Otro de los hitos de la gincana navideña son las comidas de empresa, un fenómeno que permitiría a cualquier sociólogo elaborar una sesuda tesis doctoral. Además de conocer a nuestros compañeros de trabajo fuera de su hábitat ordinario, estos encuentros permiten identificar a los comerciales de la vieja escuela, capaces de mantenerse en pie tras ingerir enormes cantidades de comida y bebida (lo que habitualmente les permite convencer a los aturdidos clientes que comparten mantel para que firmen lo que sea llegados los postres). Quien jamás haya sentido la irrefrenable necesidad de huir despavorido de una de estas comidas que levante la mano.

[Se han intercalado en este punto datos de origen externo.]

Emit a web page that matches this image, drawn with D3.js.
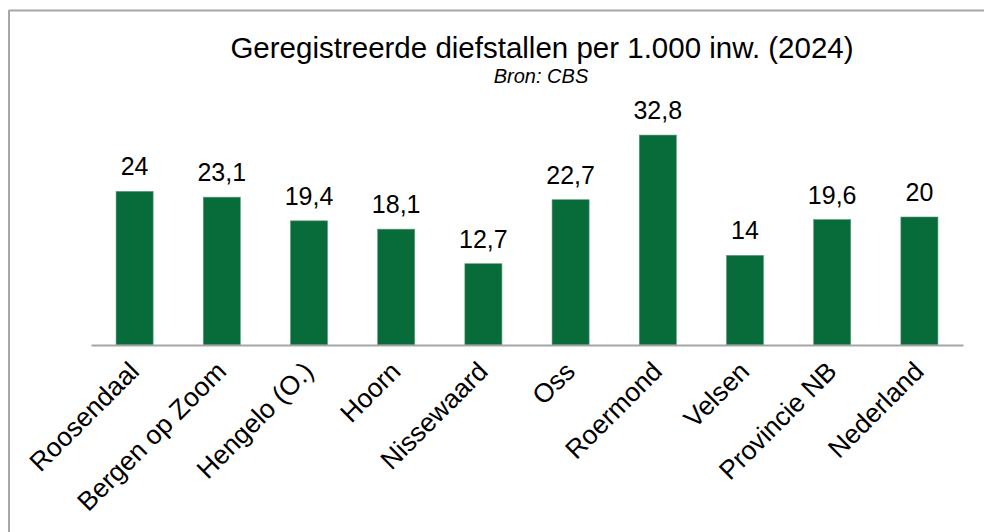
<!DOCTYPE html>
<html>
<head>
<meta charset="utf-8">
<script src="https://cdn.jsdelivr.net/npm/d3@7"></script>
<style>
  body { margin: 0; background: #fff; }
  text { font-family: "Liberation Sans", Arial, sans-serif; fill: #000; }
</style>
</head>
<body>
<script>
var width = 984, height = 532;

var categories = ["Roosendaal", "Bergen op Zoom", "Hengelo (O.)", "Hoorn", "Nissewaard",
                  "Oss", "Roermond", "Velsen", "Provincie NB", "Nederland"];
var values = [24, 23.1, 19.4, 18.1, 12.7, 22.7, 32.8, 14, 19.6, 20];
var valueLabels = ["24", "23,1", "19,4", "18,1", "12,7", "22,7", "32,8", "14", "19,6", "20"];

var svg = d3.select("body").append("svg")
	.attr("width", width)
	.attr("height", height);

// frame (top + left edge only visible)
svg.append("line")
	.attr("x1", 9).attr("x2", width).attr("y1", 10.5).attr("y2", 10.5)
	.attr("stroke", "#a6a6a6").attr("stroke-width", 2);
svg.append("line")
	.attr("x1", 9).attr("x2", 9).attr("y1", 10).attr("y2", height)
	.attr("stroke", "#a6a6a6").attr("stroke-width", 2);

var x = d3.scaleBand()
	.domain(categories)
	.range([91, 963])
	.paddingInner(0.575)
	.paddingOuter(0.2875);

var y = d3.scaleLinear()
	.domain([0, 35])
	.range([345, 121]);

// title
svg.append("text")
	.attr("x", 542).attr("y", 58)
	.attr("text-anchor", "middle")
	.style("font-size", "29.5px")
	.text("Geregistreerde diefstallen per 1.000 inw. (2024)");

svg.append("text")
	.attr("x", 541).attr("y", 83)
	.attr("text-anchor", "middle")
	.style("font-size", "20px")
	.style("font-style", "italic")
	.text("Bron: CBS");

// bars
svg.selectAll(".bar")
	.data(values)
	.enter().append("rect")
	.attr("class", "bar")
	.attr("x", function(d, i) { return x(categories[i]); })
	.attr("y", function(d) { return y(d); })
	.attr("width", x.bandwidth())
	.attr("height", function(d) { return y(0) - y(d); })
	.attr("fill", "#076b3a")
	.attr("stroke", "#5e9a78")
	.attr("stroke-width", 0.6);

// value labels
svg.selectAll(".val")
	.data(values)
	.enter().append("text")
	.attr("class", "val")
	.attr("x", function(d, i) { return x(categories[i]) + x.bandwidth() / 2; })
	.attr("y", function(d) { return y(d) - 16; })
	.attr("text-anchor", "middle")
	.style("font-size", "25px")
	.text(function(d, i) { return valueLabels[i]; });

// axis baseline
var xAxis = d3.axisBottom(x).tickSize(0).tickSizeOuter(0).tickPadding(0);
var gx = svg.append("g")
	.attr("transform", "translate(0," + y(0) + ")")
	.call(xAxis);
gx.select(".domain").attr("stroke", "#a6a6a6").attr("stroke-width", 2);
gx.selectAll(".tick text")
	.attr("font-family", null)
	.style("font-size", "26.5px")
	.attr("text-anchor", "end")
	.attr("dy", null)
	.attr("y", 0)
	.attr("transform", "translate(6,28) rotate(-45)");
</script>
</body>
</html>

Al atravesar el ecuador de diciembre (es decir, ahora mismo) un extraño desasosiego suele comenzar a invadirnos, conscientes de todo lo que nos queda por hacer: organizar las comidas y cenas que se celebren en nuestra casa, concretar y adquirir los regalos pendientes, mandar las últimas felicitaciones por correo… Esta experiencia puede resultar tan estresante que provoca en algunos un deseo feroz por despertar a mediados de enero. Algo falla.

Vivamos o no la Navidad desde una perspectiva religiosa, quizás haya llegado el momento de replantearnos la forma en que afrontamos estas fiestas, un tiempo que debería servir para disfrutar de nuestras familias, y que poco a poco estamos convirtiendo en una auténtico vía crucis. Relajémonos, primemos la compañía sobre el fasto, e interioricemos que el mejor regalo es el calor de los nuestros. Yo lo intentaré.